[Your task]
Repeat verbatim the lines from the one containing "Recreate this image" to the one containing "(#1) at (#2,#3)", ends included, minus any pictures.
**** Dataset ****
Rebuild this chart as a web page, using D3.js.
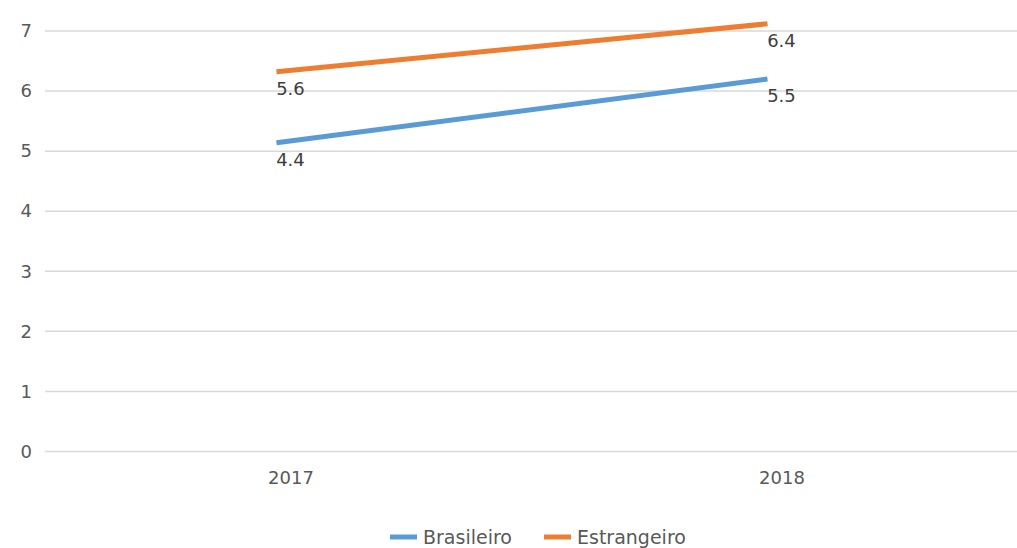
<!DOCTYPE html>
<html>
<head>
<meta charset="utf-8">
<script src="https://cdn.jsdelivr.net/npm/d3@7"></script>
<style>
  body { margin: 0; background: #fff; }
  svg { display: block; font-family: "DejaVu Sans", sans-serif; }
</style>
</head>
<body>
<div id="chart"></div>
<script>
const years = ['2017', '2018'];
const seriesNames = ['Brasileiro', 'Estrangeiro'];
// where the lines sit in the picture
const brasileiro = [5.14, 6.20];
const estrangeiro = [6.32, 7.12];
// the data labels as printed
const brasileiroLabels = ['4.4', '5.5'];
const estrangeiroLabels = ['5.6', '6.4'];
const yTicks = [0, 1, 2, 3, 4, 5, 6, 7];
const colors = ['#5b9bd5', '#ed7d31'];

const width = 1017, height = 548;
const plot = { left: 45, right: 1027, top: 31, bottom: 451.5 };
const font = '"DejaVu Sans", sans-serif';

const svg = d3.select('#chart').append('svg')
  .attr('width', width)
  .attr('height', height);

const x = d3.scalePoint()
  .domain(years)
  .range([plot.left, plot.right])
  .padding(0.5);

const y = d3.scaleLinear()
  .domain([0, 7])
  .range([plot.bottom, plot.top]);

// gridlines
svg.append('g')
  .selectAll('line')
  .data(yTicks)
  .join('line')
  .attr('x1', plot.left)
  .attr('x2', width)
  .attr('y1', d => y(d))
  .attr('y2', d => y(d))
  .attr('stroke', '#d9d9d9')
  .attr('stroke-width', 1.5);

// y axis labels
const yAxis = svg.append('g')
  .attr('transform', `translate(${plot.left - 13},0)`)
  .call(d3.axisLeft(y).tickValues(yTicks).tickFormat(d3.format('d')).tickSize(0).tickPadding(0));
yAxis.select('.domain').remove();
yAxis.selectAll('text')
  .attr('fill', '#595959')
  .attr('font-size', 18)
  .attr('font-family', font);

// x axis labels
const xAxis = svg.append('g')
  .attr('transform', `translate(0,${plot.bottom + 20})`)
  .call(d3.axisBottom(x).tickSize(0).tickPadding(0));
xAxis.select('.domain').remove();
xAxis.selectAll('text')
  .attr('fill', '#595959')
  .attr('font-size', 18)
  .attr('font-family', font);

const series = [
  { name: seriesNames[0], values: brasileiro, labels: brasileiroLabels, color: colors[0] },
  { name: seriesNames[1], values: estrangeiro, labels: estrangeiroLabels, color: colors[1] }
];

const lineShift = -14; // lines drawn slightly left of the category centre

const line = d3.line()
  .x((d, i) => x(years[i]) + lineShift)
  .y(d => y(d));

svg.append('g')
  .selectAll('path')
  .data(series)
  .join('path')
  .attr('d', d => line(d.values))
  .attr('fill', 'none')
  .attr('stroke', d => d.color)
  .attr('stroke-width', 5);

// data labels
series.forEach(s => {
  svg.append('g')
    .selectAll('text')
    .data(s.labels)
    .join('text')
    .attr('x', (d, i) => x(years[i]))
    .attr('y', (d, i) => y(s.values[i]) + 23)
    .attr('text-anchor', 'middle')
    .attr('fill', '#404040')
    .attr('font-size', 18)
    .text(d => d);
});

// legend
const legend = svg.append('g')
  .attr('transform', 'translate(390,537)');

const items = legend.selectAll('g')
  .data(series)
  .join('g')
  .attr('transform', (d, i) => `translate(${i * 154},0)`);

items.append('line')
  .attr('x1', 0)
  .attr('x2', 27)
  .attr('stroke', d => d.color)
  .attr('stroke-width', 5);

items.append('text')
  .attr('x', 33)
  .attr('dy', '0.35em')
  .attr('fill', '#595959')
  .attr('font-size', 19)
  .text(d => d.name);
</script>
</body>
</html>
****
**** Dataset ****
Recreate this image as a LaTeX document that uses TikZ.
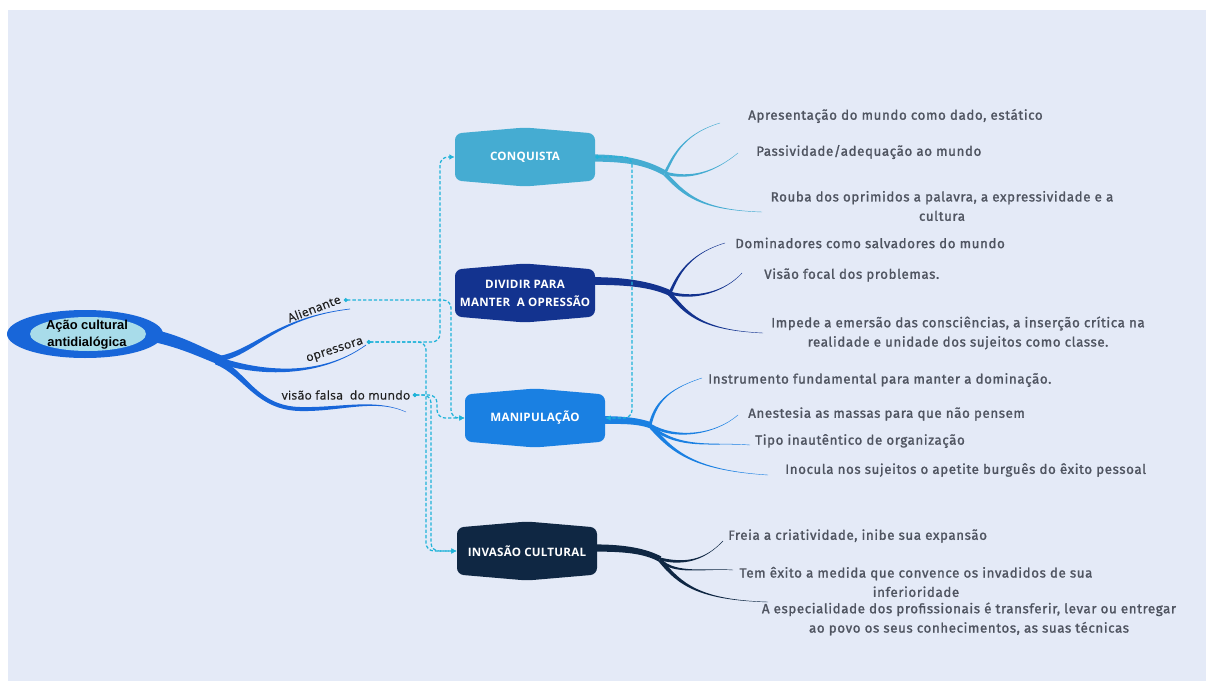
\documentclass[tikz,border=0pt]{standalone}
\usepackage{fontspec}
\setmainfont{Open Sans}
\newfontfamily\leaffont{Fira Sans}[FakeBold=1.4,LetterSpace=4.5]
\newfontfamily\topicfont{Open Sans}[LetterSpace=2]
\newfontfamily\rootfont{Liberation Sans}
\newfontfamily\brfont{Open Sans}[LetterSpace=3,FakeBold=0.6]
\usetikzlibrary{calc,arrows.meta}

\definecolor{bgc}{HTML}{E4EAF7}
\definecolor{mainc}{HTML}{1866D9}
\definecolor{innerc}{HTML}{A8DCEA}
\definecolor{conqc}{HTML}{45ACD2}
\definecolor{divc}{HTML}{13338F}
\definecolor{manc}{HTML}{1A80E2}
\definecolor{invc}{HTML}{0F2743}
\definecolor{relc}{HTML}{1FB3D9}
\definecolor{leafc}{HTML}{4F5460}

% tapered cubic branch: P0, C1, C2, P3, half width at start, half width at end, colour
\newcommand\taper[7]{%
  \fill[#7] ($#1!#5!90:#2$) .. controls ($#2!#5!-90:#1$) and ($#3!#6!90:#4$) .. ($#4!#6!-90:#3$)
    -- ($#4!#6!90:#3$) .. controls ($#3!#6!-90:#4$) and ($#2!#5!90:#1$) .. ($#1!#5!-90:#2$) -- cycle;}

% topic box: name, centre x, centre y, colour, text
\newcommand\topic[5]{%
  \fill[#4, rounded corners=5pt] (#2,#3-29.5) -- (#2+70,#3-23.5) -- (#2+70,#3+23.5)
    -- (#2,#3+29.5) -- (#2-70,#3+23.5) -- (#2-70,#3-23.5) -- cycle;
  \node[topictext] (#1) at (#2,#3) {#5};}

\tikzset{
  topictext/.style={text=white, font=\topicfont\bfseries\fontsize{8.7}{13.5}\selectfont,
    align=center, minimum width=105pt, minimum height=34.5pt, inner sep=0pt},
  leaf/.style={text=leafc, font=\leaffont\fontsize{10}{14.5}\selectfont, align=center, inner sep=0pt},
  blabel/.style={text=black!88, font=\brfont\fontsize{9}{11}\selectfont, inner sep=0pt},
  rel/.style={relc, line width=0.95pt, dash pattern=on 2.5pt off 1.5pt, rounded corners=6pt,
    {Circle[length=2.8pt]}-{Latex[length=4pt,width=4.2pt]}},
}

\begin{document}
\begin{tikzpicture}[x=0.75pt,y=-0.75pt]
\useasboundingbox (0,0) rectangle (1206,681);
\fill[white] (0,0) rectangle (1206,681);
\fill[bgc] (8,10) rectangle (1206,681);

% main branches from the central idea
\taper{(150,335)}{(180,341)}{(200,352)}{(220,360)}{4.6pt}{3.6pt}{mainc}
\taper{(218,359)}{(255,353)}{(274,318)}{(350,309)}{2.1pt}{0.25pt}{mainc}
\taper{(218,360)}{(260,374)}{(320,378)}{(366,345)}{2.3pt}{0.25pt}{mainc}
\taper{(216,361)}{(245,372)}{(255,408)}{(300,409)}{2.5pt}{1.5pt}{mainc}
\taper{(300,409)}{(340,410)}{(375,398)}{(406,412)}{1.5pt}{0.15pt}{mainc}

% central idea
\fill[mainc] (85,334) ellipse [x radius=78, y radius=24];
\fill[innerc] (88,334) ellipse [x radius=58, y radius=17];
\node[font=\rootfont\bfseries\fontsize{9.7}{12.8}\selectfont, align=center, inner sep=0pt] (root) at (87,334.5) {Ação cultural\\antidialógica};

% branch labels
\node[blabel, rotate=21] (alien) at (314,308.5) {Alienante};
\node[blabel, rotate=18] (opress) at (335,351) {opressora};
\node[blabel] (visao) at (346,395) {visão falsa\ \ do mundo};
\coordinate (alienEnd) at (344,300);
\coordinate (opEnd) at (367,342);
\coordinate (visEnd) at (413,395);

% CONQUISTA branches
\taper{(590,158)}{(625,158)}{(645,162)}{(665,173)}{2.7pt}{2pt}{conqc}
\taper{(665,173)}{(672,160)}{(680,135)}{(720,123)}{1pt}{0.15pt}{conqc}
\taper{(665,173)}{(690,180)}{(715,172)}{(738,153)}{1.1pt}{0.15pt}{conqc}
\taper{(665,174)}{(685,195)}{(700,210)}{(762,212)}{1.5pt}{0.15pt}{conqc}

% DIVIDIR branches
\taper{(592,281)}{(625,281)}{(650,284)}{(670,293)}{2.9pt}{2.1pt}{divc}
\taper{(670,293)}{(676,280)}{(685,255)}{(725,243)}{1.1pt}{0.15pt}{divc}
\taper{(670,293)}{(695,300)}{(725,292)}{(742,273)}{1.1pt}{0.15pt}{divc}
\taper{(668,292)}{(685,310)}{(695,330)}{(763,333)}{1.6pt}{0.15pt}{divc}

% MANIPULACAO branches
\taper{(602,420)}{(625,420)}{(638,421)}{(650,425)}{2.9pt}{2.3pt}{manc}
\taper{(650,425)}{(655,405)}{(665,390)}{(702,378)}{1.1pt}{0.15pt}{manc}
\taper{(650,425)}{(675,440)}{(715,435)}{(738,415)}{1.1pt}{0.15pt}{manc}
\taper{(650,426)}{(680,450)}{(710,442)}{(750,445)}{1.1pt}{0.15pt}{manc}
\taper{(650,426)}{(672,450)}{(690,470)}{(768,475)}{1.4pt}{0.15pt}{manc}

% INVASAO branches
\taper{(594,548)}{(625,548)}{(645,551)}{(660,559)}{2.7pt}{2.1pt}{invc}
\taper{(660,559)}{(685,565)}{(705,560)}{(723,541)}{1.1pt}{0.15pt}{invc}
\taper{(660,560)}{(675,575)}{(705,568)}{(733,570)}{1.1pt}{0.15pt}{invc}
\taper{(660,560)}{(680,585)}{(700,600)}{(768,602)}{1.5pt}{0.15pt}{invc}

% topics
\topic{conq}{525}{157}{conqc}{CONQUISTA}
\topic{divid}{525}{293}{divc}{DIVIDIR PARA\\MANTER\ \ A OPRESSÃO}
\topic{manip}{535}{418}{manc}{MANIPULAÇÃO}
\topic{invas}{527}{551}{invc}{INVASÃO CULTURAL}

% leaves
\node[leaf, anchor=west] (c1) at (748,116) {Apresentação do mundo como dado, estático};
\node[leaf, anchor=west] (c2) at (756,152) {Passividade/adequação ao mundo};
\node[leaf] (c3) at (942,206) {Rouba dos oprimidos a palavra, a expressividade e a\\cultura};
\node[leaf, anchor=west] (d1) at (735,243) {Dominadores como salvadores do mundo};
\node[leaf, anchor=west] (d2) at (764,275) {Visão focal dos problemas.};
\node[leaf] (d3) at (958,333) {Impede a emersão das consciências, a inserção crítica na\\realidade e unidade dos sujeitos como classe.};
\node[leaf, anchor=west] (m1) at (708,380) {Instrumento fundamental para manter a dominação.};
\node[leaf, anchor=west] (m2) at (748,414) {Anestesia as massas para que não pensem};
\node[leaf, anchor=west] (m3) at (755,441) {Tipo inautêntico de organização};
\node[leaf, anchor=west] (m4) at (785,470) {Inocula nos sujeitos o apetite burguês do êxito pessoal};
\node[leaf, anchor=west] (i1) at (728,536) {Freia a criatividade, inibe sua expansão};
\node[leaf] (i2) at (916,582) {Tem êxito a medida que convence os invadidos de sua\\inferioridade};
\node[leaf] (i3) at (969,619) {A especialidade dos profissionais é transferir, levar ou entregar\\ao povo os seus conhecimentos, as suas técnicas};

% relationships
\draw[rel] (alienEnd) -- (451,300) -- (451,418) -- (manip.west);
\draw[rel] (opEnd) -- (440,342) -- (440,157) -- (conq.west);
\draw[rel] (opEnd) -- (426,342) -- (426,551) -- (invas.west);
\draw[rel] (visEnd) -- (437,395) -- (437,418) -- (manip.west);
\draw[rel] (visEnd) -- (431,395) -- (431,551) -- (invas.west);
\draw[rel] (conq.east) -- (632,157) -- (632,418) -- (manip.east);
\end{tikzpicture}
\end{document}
****
[Answer to this problem]
Recreate this image as a LaTeX document that uses TikZ.
\documentclass[tikz,border=0pt]{standalone}
\usepackage{fontspec}
\setmainfont{Open Sans}
\newfontfamily\leaffont{Fira Sans}[FakeBold=1.4,LetterSpace=4.5]
\newfontfamily\topicfont{Open Sans}[LetterSpace=2]
\newfontfamily\rootfont{Liberation Sans}
\newfontfamily\brfont{Open Sans}[LetterSpace=3,FakeBold=0.6]
\usetikzlibrary{calc,arrows.meta}

\definecolor{bgc}{HTML}{E4EAF7}
\definecolor{mainc}{HTML}{1866D9}
\definecolor{innerc}{HTML}{A8DCEA}
\definecolor{conqc}{HTML}{45ACD2}
\definecolor{divc}{HTML}{13338F}
\definecolor{manc}{HTML}{1A80E2}
\definecolor{invc}{HTML}{0F2743}
\definecolor{relc}{HTML}{1FB3D9}
\definecolor{leafc}{HTML}{4F5460}

% tapered cubic branch: P0, C1, C2, P3, half width at start, half width at end, colour
\newcommand\taper[7]{%
  \fill[#7] ($#1!#5!90:#2$) .. controls ($#2!#5!-90:#1$) and ($#3!#6!90:#4$) .. ($#4!#6!-90:#3$)
    -- ($#4!#6!90:#3$) .. controls ($#3!#6!-90:#4$) and ($#2!#5!90:#1$) .. ($#1!#5!-90:#2$) -- cycle;}

% topic box: name, centre x, centre y, colour, text
\newcommand\topic[5]{%
  \fill[#4, rounded corners=5pt] (#2,#3-29.5) -- (#2+70,#3-23.5) -- (#2+70,#3+23.5)
    -- (#2,#3+29.5) -- (#2-70,#3+23.5) -- (#2-70,#3-23.5) -- cycle;
  \node[topictext] (#1) at (#2,#3) {#5};}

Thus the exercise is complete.